**Written request:**
Print exactly the lines from the first one down to the line that contains "(222,299) -- (292,299);", both included, and skip the pictures.

+---+

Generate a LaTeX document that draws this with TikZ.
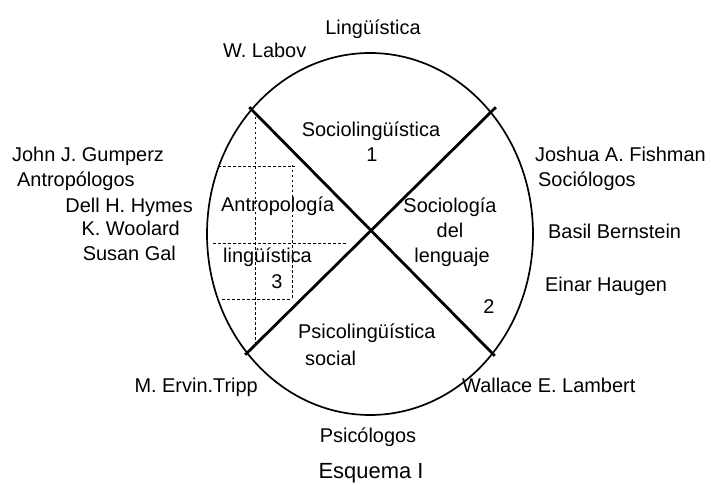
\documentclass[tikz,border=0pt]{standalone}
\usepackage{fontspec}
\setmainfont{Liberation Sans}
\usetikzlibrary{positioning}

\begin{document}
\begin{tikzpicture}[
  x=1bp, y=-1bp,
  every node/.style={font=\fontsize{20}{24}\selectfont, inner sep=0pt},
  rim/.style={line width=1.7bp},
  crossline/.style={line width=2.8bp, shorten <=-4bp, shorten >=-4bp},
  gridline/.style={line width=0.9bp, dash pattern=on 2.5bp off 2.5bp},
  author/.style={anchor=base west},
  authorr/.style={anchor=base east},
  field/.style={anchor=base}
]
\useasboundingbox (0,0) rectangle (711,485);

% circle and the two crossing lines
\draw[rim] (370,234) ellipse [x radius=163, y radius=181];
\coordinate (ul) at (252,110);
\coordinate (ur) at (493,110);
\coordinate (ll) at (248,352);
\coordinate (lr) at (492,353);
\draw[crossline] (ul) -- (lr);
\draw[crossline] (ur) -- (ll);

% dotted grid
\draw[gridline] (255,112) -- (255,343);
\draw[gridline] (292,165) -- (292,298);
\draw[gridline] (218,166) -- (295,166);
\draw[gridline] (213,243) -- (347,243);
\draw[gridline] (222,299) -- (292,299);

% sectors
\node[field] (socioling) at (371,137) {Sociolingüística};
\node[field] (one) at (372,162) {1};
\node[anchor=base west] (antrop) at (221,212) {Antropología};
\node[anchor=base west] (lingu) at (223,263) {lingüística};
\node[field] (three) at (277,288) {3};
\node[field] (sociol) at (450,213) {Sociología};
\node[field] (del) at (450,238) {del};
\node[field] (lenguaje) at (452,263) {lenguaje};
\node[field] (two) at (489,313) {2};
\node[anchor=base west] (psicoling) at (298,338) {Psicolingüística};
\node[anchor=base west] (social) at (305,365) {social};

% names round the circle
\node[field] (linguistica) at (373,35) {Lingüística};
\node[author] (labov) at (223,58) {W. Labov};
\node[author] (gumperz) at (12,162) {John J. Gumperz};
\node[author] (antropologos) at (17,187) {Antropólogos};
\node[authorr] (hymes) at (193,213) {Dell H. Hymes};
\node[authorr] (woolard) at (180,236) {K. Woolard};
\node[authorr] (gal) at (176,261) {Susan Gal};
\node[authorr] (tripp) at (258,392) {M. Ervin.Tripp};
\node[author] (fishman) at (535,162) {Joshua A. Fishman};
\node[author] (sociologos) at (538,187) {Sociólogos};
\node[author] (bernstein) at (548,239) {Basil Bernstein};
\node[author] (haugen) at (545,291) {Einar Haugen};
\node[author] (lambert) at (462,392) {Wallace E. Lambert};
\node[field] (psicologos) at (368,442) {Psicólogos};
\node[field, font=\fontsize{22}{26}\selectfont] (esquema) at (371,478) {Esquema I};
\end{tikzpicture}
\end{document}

+---+

**Output for this exercise:**
Generate a LaTeX document that draws this with TikZ.
\documentclass[tikz,border=0pt]{standalone}
\usepackage{fontspec}
\setmainfont{Liberation Sans}
\usetikzlibrary{positioning}

\begin{document}
\begin{tikzpicture}[
  x=1bp, y=-1bp,
  every node/.style={font=\fontsize{20}{24}\selectfont, inner sep=0pt},
  rim/.style={line width=1.7bp},
  crossline/.style={line width=2.8bp, shorten <=-4bp, shorten >=-4bp},
  gridline/.style={line width=0.9bp, dash pattern=on 2.5bp off 2.5bp},
  author/.style={anchor=base west},
  authorr/.style={anchor=base east},
  field/.style={anchor=base}
]
\useasboundingbox (0,0) rectangle (711,485);

% circle and the two crossing lines
\draw[rim] (370,234) ellipse [x radius=163, y radius=181];
\coordinate (ul) at (252,110);
\coordinate (ur) at (493,110);
\coordinate (ll) at (248,352);
\coordinate (lr) at (492,353);
\draw[crossline] (ul) -- (lr);
\draw[crossline] (ur) -- (ll);

% dotted grid
\draw[gridline] (255,112) -- (255,343);
\draw[gridline] (292,165) -- (292,298);
\draw[gridline] (218,166) -- (295,166);
\draw[gridline] (213,243) -- (347,243);
\draw[gridline] (222,299) -- (292,299);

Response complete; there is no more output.